▶ WHAT TO WORK ON
Below are some records. Retype exactly the lines from the one containing "Generate a web" through the one containing "const yTicks = [0, 5000, 10000, 15000, 20000, 25000, 30000];", both included, skipping every picture.

═══ STORED ROWS ═══

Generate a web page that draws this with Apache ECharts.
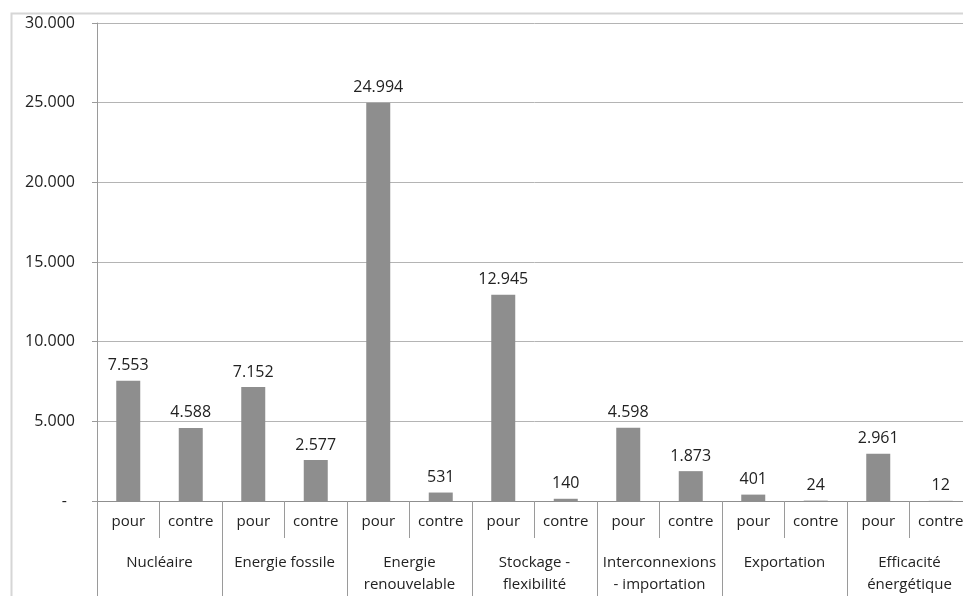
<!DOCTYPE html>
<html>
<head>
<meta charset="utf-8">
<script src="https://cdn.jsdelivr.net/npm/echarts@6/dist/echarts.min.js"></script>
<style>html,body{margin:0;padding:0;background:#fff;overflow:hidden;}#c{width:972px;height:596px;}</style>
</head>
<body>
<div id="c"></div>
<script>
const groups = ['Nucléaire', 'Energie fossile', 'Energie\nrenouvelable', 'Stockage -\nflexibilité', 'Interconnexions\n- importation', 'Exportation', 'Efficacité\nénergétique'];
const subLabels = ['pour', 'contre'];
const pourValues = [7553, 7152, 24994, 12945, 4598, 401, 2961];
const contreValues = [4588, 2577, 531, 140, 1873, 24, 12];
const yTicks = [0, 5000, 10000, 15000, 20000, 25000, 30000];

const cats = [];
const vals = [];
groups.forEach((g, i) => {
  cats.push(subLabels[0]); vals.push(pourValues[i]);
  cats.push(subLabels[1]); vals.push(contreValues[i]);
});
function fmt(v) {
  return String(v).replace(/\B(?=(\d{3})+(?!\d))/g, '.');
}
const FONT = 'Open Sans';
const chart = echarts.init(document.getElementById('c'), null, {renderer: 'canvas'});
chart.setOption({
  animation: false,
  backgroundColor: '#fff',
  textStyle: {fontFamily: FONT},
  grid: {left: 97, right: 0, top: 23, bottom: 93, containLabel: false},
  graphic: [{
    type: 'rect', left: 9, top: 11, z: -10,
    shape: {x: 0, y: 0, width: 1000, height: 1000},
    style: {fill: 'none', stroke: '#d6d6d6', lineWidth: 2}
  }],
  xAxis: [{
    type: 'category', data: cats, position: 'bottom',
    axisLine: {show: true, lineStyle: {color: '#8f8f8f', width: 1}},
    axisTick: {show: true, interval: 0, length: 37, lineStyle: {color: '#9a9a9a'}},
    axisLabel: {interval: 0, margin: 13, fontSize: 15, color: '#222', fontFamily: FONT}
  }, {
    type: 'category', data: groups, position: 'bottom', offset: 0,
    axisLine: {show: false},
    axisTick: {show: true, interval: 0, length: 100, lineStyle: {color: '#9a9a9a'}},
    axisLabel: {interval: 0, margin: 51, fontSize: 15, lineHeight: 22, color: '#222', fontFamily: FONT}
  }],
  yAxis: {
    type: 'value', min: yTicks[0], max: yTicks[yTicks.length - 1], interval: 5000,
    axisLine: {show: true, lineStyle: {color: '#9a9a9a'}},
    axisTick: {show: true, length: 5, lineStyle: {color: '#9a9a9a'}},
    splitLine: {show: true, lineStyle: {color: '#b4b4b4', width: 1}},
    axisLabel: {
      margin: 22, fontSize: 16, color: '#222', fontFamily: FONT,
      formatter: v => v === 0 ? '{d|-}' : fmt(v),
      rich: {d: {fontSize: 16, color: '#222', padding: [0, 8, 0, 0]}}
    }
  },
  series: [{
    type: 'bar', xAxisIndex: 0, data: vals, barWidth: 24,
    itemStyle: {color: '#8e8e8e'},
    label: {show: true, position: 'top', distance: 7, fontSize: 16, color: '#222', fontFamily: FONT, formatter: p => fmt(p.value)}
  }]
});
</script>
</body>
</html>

═══
═══ STORED ROWS ═══

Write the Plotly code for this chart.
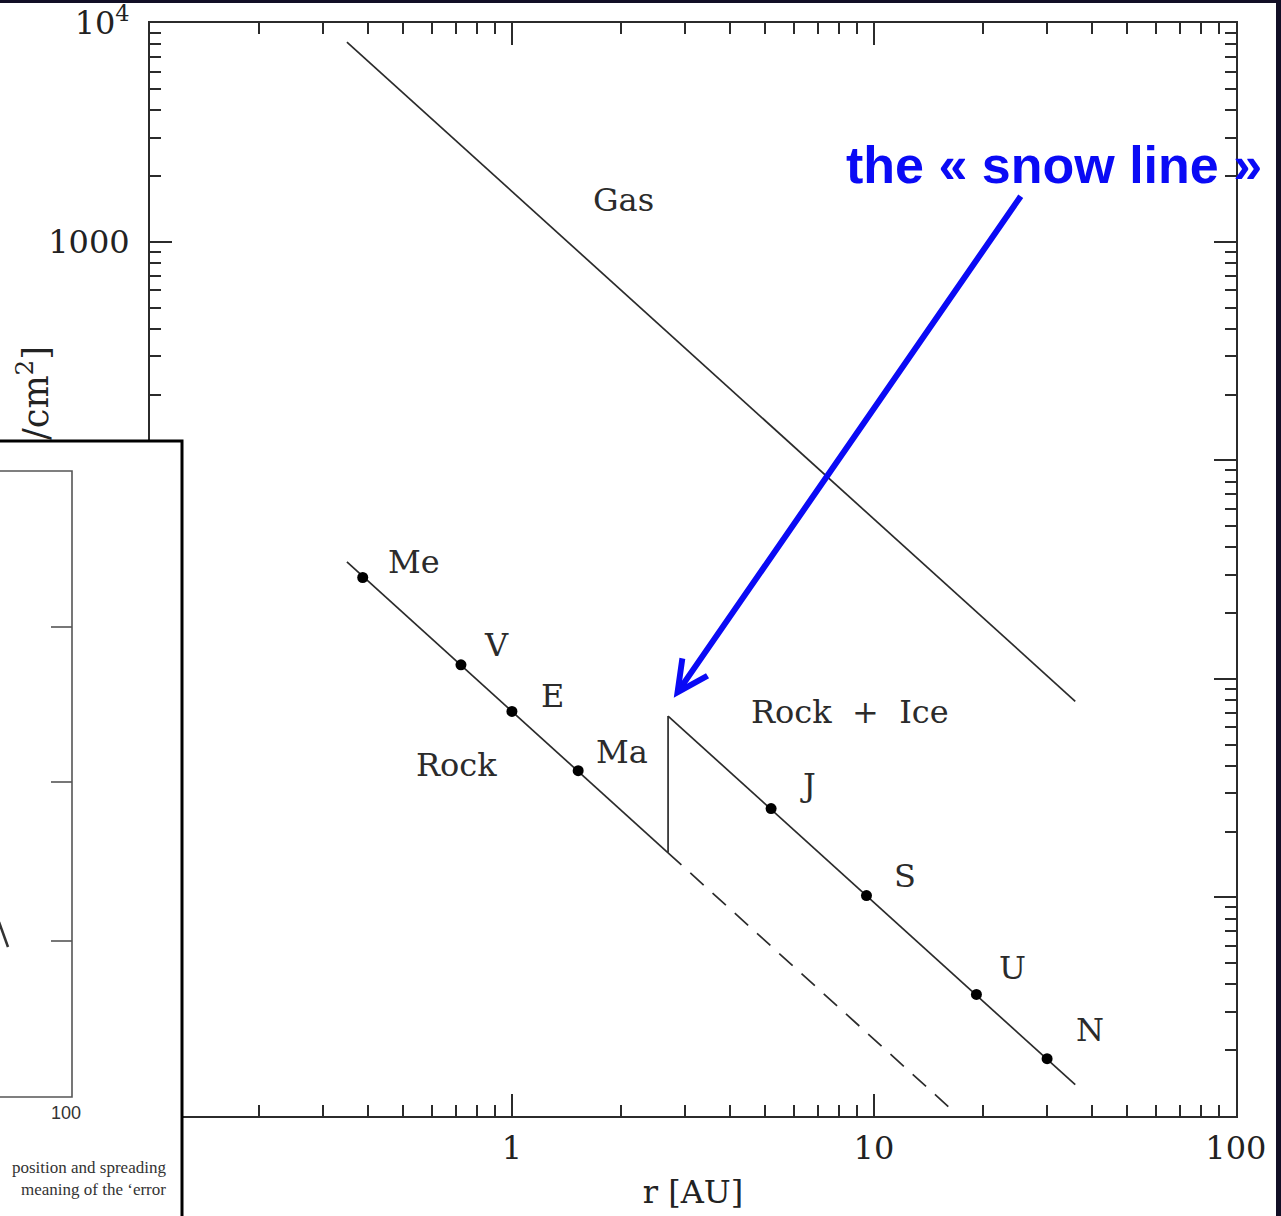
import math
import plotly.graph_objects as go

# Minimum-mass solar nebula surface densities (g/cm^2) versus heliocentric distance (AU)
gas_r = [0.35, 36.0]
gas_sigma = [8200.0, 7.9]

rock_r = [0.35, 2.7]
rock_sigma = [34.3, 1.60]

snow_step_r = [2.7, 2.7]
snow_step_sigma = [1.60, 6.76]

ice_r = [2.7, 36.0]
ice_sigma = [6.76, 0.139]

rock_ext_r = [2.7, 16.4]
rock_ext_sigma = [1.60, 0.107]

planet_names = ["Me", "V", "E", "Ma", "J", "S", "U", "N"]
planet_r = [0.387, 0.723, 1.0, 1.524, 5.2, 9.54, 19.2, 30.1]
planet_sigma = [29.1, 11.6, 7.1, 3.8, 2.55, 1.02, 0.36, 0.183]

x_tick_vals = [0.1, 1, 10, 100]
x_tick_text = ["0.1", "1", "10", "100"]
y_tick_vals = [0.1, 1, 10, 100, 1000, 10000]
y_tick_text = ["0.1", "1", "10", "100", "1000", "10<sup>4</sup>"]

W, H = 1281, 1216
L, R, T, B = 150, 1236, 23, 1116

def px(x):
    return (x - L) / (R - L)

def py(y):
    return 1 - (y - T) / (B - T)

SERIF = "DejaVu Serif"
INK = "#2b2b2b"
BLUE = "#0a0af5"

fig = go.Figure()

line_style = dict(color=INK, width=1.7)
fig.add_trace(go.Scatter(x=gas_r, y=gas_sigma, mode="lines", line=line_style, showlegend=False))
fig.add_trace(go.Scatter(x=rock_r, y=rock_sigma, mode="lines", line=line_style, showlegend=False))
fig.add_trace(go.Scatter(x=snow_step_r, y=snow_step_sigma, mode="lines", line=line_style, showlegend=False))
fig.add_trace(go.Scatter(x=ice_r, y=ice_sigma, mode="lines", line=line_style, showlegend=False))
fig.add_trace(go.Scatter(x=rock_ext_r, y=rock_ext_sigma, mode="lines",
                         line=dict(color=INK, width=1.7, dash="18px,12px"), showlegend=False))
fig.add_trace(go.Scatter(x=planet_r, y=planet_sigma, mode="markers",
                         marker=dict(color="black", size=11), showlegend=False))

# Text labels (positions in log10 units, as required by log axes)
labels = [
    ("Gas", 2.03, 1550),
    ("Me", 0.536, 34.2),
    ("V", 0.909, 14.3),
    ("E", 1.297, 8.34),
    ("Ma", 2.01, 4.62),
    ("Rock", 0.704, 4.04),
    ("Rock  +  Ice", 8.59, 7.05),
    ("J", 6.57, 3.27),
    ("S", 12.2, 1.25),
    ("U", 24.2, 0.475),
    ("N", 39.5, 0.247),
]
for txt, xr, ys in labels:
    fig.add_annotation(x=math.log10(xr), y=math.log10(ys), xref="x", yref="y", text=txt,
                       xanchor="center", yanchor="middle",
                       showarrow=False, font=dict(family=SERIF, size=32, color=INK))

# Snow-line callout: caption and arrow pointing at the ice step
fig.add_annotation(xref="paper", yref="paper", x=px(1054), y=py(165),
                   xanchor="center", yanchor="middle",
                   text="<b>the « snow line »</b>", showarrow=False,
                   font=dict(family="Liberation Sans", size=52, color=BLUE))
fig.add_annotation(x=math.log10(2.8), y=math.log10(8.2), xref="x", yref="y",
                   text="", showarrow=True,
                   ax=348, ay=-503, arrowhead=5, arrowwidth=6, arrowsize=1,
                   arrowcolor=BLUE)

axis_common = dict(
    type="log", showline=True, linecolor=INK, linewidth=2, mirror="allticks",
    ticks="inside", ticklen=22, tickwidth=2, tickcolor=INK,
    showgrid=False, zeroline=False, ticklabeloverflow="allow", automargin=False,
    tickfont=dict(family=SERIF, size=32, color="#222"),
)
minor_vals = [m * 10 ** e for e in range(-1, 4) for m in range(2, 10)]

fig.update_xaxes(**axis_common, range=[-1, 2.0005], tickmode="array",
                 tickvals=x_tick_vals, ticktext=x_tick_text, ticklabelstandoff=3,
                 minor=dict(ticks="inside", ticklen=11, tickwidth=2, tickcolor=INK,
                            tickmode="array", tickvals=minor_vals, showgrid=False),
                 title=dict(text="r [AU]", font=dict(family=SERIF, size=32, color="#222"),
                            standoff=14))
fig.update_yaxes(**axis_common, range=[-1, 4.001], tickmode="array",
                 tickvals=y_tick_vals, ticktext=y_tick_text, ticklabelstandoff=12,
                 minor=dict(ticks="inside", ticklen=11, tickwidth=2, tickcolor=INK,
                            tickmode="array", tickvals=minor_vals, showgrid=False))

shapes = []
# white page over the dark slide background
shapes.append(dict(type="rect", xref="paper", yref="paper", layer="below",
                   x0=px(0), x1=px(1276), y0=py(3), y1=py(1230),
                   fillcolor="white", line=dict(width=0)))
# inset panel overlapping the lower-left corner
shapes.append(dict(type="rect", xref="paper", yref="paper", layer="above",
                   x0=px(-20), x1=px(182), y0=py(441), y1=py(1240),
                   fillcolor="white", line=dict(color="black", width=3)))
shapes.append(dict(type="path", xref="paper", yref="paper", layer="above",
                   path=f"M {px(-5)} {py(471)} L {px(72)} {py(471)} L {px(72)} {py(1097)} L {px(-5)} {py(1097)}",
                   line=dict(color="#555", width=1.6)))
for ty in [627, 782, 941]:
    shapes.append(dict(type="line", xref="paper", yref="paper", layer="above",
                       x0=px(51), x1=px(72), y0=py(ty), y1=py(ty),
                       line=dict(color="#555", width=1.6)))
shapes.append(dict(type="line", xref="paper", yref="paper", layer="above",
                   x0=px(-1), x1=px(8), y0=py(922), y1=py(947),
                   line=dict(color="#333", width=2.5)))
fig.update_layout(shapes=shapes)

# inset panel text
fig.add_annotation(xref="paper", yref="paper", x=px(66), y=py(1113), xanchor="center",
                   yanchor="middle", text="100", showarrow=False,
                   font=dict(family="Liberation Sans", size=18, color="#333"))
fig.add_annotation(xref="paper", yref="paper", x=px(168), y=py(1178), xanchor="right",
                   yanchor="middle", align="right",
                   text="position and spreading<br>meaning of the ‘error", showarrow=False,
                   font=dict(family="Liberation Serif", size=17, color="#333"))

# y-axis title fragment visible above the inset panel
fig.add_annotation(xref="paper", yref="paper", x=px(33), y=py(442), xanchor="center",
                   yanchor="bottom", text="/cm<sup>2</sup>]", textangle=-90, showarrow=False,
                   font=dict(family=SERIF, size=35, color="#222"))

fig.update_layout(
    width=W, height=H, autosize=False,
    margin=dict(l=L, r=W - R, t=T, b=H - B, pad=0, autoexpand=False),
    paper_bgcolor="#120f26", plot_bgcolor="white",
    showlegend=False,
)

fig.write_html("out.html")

═══

▶ EXPECTED OUTPUT
Generate a web page that draws this with Apache ECharts.
<!DOCTYPE html>
<html>
<head>
<meta charset="utf-8">
<script src="https://cdn.jsdelivr.net/npm/echarts@6/dist/echarts.min.js"></script>
<style>html,body{margin:0;padding:0;background:#fff;overflow:hidden;}#c{width:972px;height:596px;}</style>
</head>
<body>
<div id="c"></div>
<script>
const groups = ['Nucléaire', 'Energie fossile', 'Energie\nrenouvelable', 'Stockage -\nflexibilité', 'Interconnexions\n- importation', 'Exportation', 'Efficacité\nénergétique'];
const subLabels = ['pour', 'contre'];
const pourValues = [7553, 7152, 24994, 12945, 4598, 401, 2961];
const contreValues = [4588, 2577, 531, 140, 1873, 24, 12];
const yTicks = [0, 5000, 10000, 15000, 20000, 25000, 30000];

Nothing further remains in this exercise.